▶ _Your objective_:
Please reproduce the lines of the records below from the one holding "Emit a web page" through the one holding "const yTicks = [0, 5, 10, 15, 20, 25, 30, 35];", inclusive, skipping all pictures.

▶ _Data provided_:
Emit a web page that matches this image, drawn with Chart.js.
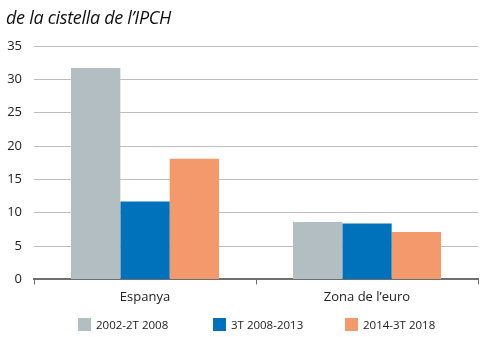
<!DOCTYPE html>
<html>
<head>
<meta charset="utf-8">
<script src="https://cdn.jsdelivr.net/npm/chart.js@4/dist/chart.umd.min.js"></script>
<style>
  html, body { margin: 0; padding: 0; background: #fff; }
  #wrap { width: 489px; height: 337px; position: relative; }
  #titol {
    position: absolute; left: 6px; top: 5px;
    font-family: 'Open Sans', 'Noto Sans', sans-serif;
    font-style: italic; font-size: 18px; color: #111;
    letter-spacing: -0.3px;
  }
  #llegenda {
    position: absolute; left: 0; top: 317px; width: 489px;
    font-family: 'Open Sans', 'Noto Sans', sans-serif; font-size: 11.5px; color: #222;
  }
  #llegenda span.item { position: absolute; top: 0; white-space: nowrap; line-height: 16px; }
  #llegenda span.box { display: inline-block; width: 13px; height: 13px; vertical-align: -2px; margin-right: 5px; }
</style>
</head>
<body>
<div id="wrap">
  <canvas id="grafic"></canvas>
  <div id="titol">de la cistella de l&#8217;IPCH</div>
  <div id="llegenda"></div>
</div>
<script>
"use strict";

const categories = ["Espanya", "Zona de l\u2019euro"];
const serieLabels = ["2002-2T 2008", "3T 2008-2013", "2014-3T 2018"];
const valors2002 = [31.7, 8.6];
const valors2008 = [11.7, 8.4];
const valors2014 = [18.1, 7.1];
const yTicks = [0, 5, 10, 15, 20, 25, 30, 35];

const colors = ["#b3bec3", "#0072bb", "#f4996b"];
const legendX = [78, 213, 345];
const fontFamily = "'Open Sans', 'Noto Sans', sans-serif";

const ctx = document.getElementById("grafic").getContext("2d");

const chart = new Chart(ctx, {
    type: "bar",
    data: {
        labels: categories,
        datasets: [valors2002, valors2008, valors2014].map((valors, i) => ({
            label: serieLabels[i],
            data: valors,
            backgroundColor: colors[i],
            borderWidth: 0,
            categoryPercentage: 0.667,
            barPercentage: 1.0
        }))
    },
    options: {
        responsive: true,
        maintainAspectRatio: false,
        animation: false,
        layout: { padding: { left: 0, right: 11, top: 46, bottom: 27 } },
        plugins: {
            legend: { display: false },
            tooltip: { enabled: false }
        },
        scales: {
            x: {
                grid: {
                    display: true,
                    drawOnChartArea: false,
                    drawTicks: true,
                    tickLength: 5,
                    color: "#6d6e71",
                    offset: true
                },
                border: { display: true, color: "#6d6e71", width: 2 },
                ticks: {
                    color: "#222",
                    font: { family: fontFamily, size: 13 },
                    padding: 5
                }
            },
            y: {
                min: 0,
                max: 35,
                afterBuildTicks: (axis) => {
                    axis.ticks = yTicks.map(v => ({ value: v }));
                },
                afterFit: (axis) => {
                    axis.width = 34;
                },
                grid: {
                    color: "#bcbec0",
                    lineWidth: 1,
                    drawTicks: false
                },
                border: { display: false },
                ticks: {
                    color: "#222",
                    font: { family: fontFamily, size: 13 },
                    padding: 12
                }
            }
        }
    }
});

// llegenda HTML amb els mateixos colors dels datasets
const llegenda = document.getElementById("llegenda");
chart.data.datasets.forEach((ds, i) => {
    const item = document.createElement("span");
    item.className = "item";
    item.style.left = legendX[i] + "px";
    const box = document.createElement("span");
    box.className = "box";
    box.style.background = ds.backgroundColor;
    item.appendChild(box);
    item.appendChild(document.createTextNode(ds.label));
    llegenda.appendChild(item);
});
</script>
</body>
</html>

--

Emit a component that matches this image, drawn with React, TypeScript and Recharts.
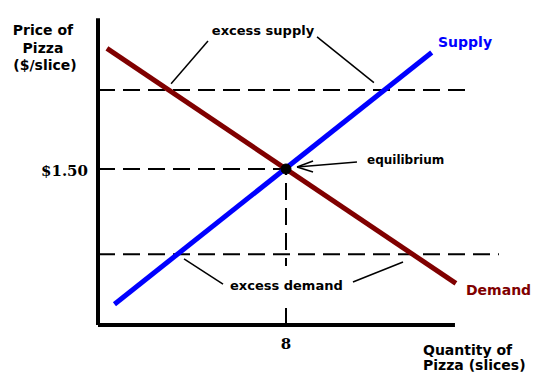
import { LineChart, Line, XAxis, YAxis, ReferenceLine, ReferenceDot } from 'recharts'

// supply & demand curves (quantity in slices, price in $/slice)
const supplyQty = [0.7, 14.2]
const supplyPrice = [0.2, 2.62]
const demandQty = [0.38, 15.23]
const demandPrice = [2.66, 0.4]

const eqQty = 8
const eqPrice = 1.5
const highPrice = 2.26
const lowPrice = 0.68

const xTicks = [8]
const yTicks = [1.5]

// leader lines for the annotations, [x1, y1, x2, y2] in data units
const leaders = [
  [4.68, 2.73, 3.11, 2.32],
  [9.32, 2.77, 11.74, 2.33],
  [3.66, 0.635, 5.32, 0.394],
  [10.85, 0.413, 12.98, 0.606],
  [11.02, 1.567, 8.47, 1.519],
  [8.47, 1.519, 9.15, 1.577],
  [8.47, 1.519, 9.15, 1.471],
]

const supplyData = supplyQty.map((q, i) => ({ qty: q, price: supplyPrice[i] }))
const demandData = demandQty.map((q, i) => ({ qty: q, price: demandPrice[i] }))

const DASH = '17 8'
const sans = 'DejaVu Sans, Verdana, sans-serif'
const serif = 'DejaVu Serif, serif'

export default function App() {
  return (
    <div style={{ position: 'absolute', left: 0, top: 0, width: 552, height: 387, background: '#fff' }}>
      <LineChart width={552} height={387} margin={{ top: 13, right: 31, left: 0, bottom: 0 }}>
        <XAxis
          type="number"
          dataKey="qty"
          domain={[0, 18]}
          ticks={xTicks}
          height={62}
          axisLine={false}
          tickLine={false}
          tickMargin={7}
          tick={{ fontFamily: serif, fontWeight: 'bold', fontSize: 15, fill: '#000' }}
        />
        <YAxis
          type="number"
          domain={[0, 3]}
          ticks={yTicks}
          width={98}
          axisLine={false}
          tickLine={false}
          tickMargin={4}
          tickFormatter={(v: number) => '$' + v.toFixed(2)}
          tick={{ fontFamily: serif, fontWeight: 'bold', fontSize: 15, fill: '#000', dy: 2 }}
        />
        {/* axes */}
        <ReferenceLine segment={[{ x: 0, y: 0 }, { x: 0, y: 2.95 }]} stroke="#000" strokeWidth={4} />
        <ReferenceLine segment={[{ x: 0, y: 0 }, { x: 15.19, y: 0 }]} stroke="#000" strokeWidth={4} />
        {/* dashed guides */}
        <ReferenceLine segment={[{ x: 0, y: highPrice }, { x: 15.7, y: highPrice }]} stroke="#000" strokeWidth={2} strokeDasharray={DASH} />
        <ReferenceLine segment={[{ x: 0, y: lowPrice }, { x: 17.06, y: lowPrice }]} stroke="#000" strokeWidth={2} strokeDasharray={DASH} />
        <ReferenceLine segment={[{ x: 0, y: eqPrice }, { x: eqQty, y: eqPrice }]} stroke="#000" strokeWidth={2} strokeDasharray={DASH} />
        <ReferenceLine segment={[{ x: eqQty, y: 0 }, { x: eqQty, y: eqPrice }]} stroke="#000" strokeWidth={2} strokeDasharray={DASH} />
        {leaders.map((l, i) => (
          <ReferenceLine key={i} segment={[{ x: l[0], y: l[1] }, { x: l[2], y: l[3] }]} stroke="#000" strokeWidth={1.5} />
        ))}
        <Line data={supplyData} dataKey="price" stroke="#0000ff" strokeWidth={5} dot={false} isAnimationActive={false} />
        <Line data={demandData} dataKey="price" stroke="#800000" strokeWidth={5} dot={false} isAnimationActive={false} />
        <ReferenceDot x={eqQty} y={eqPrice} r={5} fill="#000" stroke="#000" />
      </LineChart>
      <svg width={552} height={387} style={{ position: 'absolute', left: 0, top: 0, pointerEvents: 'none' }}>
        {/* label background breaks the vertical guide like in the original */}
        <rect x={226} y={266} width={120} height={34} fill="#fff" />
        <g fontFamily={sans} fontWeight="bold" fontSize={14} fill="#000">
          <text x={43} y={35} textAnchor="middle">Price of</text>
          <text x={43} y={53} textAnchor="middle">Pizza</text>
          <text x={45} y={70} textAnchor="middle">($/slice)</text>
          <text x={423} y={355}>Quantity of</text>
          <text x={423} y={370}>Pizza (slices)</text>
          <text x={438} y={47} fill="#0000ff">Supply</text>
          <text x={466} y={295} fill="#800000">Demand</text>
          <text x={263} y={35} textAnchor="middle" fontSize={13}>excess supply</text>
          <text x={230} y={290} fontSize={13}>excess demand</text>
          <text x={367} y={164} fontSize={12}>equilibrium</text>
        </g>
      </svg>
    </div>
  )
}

▶ _Expected output_:
Emit a web page that matches this image, drawn with Chart.js.
<!DOCTYPE html>
<html>
<head>
<meta charset="utf-8">
<script src="https://cdn.jsdelivr.net/npm/chart.js@4/dist/chart.umd.min.js"></script>
<style>
  html, body { margin: 0; padding: 0; background: #fff; }
  #wrap { width: 489px; height: 337px; position: relative; }
  #titol {
    position: absolute; left: 6px; top: 5px;
    font-family: 'Open Sans', 'Noto Sans', sans-serif;
    font-style: italic; font-size: 18px; color: #111;
    letter-spacing: -0.3px;
  }
  #llegenda {
    position: absolute; left: 0; top: 317px; width: 489px;
    font-family: 'Open Sans', 'Noto Sans', sans-serif; font-size: 11.5px; color: #222;
  }
  #llegenda span.item { position: absolute; top: 0; white-space: nowrap; line-height: 16px; }
  #llegenda span.box { display: inline-block; width: 13px; height: 13px; vertical-align: -2px; margin-right: 5px; }
</style>
</head>
<body>
<div id="wrap">
  <canvas id="grafic"></canvas>
  <div id="titol">de la cistella de l&#8217;IPCH</div>
  <div id="llegenda"></div>
</div>
<script>
"use strict";

const categories = ["Espanya", "Zona de l\u2019euro"];
const serieLabels = ["2002-2T 2008", "3T 2008-2013", "2014-3T 2018"];
const valors2002 = [31.7, 8.6];
const valors2008 = [11.7, 8.4];
const valors2014 = [18.1, 7.1];
const yTicks = [0, 5, 10, 15, 20, 25, 30, 35];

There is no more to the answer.